Un nouveau Jodorowsky, c’est toujours un événement. L’auteur de L'Incal, du Lama Blanc, d’Alef Thau, des Technopères, l’un des maîtres les plus inspirés de la BD contemporaine a égrené au fil du temps une œuvre abondante, originale, épique, qui fait référence pour plusieurs générations de lecteurs. Ayant toujours su s’entourer des meilleurs dessinateurs (Moebius, Gimenez, Arno, Boucq), il n’est pas surprenant que son nouveau complice, Dos Pastoras, alias Julio Martínez Pérez, dessinateur des Hérésiarques avec Portela, soit, lui aussi, un virtuose du crayon et de la couleur.
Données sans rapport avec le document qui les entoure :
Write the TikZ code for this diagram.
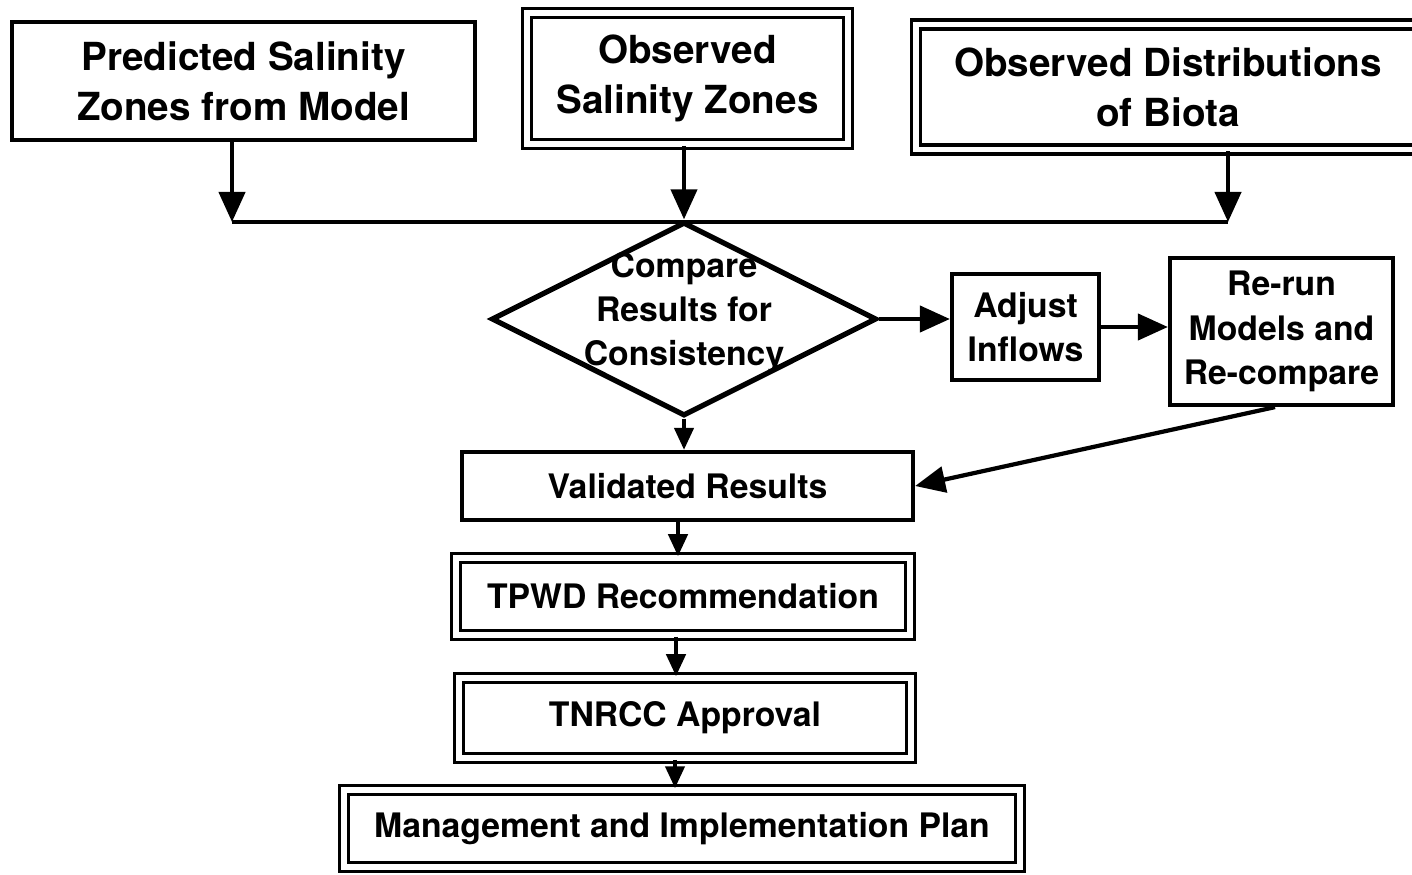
\documentclass[tikz,border=0pt]{standalone}
\usepackage{fontspec}
\setmainfont{TeX Gyre Heros}
\usetikzlibrary{arrows.meta,shapes.geometric}

\begin{document}
\begin{tikzpicture}[>={Triangle[length=3mm,width=2.6mm]},line width=1.2pt]
        \tikzset{box/.style={draw,line width=1.2pt,align=center,inner sep=0pt,font=\bfseries\fontsize{9.6}{12.6}\selectfont},
            bigbox/.style={box,font=\bfseries\fontsize{11}{14.2}\selectfont},
            dbl/.style={double,line width=1pt,double distance=1.5pt},
            sarr/.style={-{Triangle[length=2.2mm,width=1.9mm]}}}
        \clip(0,0)rectangle(14.12,-8.75);
        \node[bigbox,minimum width=4.63cm,minimum height=1.18cm](pred)at(2.435,-0.81){Predicted Salinity\\Zones from Model};
        \node[bigbox,dbl,minimum width=3.21cm,minimum height=1.31cm](obs)at(6.875,-0.785){Observed\\Salinity Zones};
        \node[bigbox,dbl,minimum width=5.04cm,minimum height=1.25cm](bio)at(11.68,-0.87){Observed Distributions\\of Biota};
        \coordinate(jl)at(2.32,-2.22);
        \coordinate(jr)at(12.28,-2.22);
        \node[diamond,draw,line width=1.5pt,inner sep=0pt,minimum width=3.85cm,minimum height=1.94cm,
            label={[font=\bfseries\fontsize{9.6}{12.5}\selectfont,align=center,yshift=0.06cm]center:Compare\\Results for\\Consistency}](cmp)at(6.84,-3.19){};
        \node[box,minimum width=1.47cm,minimum height=1.06cm](adj)at(10.255,-3.27){Adjust\\Inflows};
        \node[box,minimum width=2.23cm,minimum height=1.47cm](rerun)at(12.815,-3.315){Re-run\\Models and\\Re-compare};
        \node[box,minimum width=4.51cm,minimum height=0.68cm](valid)at(6.875,-4.86){Validated Results};
        \node[box,dbl,minimum width=4.54cm,minimum height=0.77cm](tpwd)at(6.83,-5.965){TPWD Recommendation};
        \node[box,dbl,minimum width=4.52cm,minimum height=0.80cm](tnrcc)at(6.85,-7.18){TNRCC Approval};
        \node[box,dbl,minimum width=6.76cm,minimum height=0.77cm](plan)at(6.82,-8.285){Management and Implementation Plan};
        \draw[->](pred.south-|jl)--(jl);
        \draw[->](bio.south-|jr)--(jr);
        \draw(jl)--(jr);
        \draw[->](obs.south-|cmp.north)--(cmp.north);
        \draw[->](cmp.east)--(cmp.east-|adj.west);
        \draw[->](adj.east)--(adj.east-|rerun.west);
        \draw[->](rerun.south-|12.75,0)--(valid.east);
        \draw[sarr](cmp.south)--(cmp.south|-valid.north);
        \draw[sarr](valid.south-|6.78,0)--(tpwd.north-|6.78,0);
        \draw[sarr](tpwd.south-|6.76,0)--(tnrcc.north-|6.76,0);
        \draw[sarr](tnrcc.south-|6.75,0)--(plan.north-|6.75,0);
    \end{tikzpicture}
\end{document}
Dos Pastoras prend la suite de Gimenez dans la genèse généalogique de La caste des méta-barons. Castaka, c’est l’histoire du clan qui donnera naissance à la lignée des aïeuls du combattant ultime. C’est la caste des proto-barons. Avant Othon, le trisaïeul, premier de la série précédente, il y a donc eu Dayal, le premier ancêtre et il y en aura, à n’en pas douter, beaucoup d’autres pour compléter la généalogie des grands guerriers de la galaxie.
Dayal, le baron séminal
Devant l’imminence d’un grand danger, Bérard, le doyen de la caste, réunit sa famille pour tirer les ultimes enseignements de l’histoire de ses ancêtres. Au terme d’un combat rituel avec son fils, Othon von Salza, l’ancien remonte aux origines de la dynastie : la planète Ahour-la-Naine et le premier ancêtre Dayal de Castaka.
La petite planète est le siège d’une lutte fratricide et ethnicide entre deux tribus, les Amakura et les Castaka, qui, au nom de l’honneur, ont renoncé aux lasers et aux armes spatiales pour des combats plus médiévaux. De cette lutte sauvage, exacerbée par l’enlèvement de la reine Oriela, naîtra Dayal, le seul humain non stérile et survivant en mesure de perpétuer la caste.
Transgression et fantasme de descendance
C’est un Jodorowsky plus grave, plus sombre et plus darwinien que jamais qui nous trace les origines chaotiques de la caste. Pas une trace d’humour (bye bye John Difool). De l’heroic SF fantasy de personnages solitaires, sur lesquels repose la survie du clan. Servie par les superbes dessins colorés de Dos Pastoras, qui recrée, en plus réaliste, moins gris et moins brumeux, l’ambiance graphique de Gimenez (mais Gimenez reste inimitable).
Comme Arrabal et Topor, Jodorowsky est un auteur de la transgression. Il flirte avec une liberté qui se découvre dans le dépassement des tabous sexuels, familiaux et moraux. Viol public de la reine, un dessin sur deux pages du massacre de femmes et d’enfants, Dayal copulant chaque jour avec trois femmes différentes pour préserver l’espèce, morsures maternelles, têtes tranchées pour l’honneur, etc. Cette fascination pour la violence et le chaos, source de revitalisation, se double d’une réflexion sur la filiation et la descendance, essence même de la série. Comment être à la hauteur de son père ? Comment le dépasser en le détruisant et en l’assimilant ? Comment devenir soi-même père et propager sa lignée à travers plusieurs générations ? Comment assumer le destin de sa caste et de son espèce en surmontant les défis de l’espace et du temps ?
Des héros méta-zen et méta-puissants, toujours rappelés à leur fragilité d’être et toujours confrontés à l’absurde nécessité de leur fantasme d’immortalité génétique.